**Objective**
All records must be quoted exactly. Omit the pictures.

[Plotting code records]
::::::

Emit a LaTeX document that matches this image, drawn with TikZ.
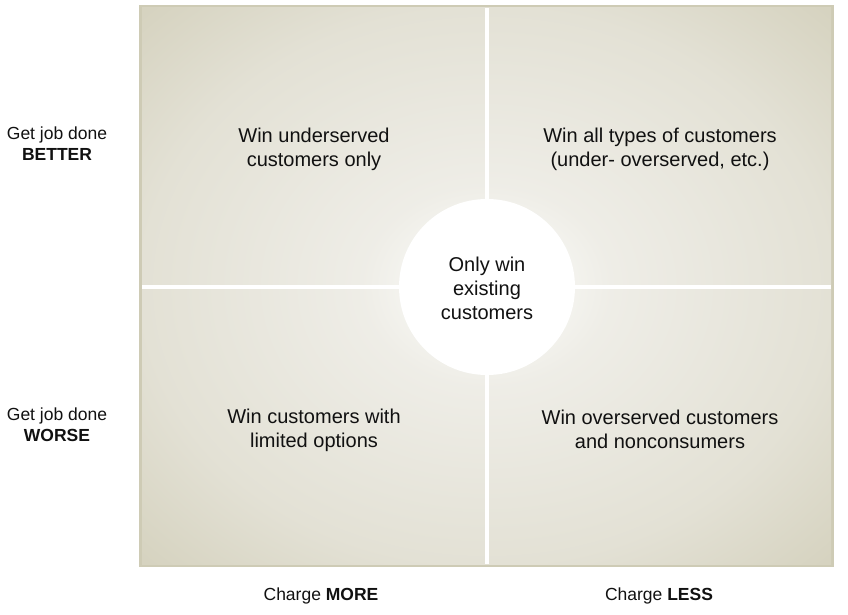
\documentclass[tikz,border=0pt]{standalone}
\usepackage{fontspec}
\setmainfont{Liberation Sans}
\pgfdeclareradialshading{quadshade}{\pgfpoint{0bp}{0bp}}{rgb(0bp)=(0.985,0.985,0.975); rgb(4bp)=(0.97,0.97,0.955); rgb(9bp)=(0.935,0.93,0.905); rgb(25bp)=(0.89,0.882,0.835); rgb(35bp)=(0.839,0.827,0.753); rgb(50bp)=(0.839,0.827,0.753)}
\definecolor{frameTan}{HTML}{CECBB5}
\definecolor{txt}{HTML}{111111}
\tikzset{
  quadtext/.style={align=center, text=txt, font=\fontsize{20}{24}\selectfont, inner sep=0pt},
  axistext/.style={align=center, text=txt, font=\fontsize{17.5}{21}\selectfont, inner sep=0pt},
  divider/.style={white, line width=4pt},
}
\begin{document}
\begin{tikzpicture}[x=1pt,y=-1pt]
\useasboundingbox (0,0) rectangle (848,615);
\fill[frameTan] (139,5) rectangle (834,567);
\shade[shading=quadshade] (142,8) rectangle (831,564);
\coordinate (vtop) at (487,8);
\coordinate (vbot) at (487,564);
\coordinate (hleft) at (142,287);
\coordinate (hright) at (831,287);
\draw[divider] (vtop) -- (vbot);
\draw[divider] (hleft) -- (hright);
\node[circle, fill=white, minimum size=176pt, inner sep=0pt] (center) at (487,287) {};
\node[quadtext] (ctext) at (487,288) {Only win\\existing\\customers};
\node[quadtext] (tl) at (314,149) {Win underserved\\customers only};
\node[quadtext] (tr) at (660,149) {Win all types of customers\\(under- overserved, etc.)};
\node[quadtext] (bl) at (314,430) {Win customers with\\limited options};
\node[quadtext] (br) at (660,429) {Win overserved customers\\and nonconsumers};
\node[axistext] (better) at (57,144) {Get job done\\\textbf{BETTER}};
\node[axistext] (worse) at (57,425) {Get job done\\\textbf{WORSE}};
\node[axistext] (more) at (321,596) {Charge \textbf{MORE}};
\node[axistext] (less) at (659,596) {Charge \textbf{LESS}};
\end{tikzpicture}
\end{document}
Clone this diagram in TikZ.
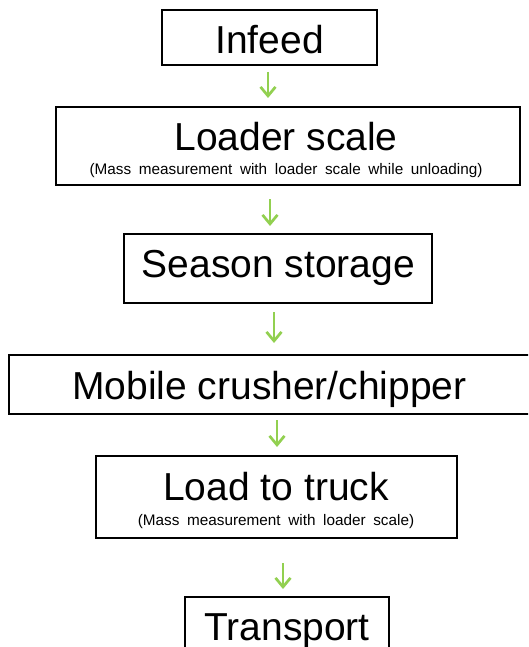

::::::

**Problem solution**
Emit a LaTeX document that matches this image, drawn with TikZ.
\documentclass[tikz,border=0pt]{standalone}
\usepackage{fontspec}
\setmainfont{Liberation Sans}
\pgfdeclareradialshading{quadshade}{\pgfpoint{0bp}{0bp}}{rgb(0bp)=(0.985,0.985,0.975); rgb(4bp)=(0.97,0.97,0.955); rgb(9bp)=(0.935,0.93,0.905); rgb(25bp)=(0.89,0.882,0.835); rgb(35bp)=(0.839,0.827,0.753); rgb(50bp)=(0.839,0.827,0.753)}
\definecolor{frameTan}{HTML}{CECBB5}
\definecolor{txt}{HTML}{111111}
\tikzset{
  quadtext/.style={align=center, text=txt, font=\fontsize{20}{24}\selectfont, inner sep=0pt},
  axistext/.style={align=center, text=txt, font=\fontsize{17.5}{21}\selectfont, inner sep=0pt},
  divider/.style={white, line width=4pt},
}
\begin{document}
\begin{tikzpicture}[x=1pt,y=-1pt]
\useasboundingbox (0,0) rectangle (848,615);
\fill[frameTan] (139,5) rectangle (834,567);
\shade[shading=quadshade] (142,8) rectangle (831,564);
\coordinate (vtop) at (487,8);
\coordinate (vbot) at (487,564);
\coordinate (hleft) at (142,287);
\coordinate (hright) at (831,287);
\draw[divider] (vtop) -- (vbot);
\draw[divider] (hleft) -- (hright);
\node[circle, fill=white, minimum size=176pt, inner sep=0pt] (center) at (487,287) {};
\node[quadtext] (ctext) at (487,288) {Only win\\existing\\customers};
\node[quadtext] (tl) at (314,149) {Win underserved\\customers only};
\node[quadtext] (tr) at (660,149) {Win all types of customers\\(under- overserved, etc.)};
\node[quadtext] (bl) at (314,430) {Win customers with\\limited options};
\node[quadtext] (br) at (660,429) {Win overserved customers\\and nonconsumers};
\node[axistext] (better) at (57,144) {Get job done\\\textbf{BETTER}};
\node[axistext] (worse) at (57,425) {Get job done\\\textbf{WORSE}};
\node[axistext] (more) at (321,596) {Charge \textbf{MORE}};
\node[axistext] (less) at (659,596) {Charge \textbf{LESS}};
\end{tikzpicture}
\end{document}
Clone this diagram in TikZ.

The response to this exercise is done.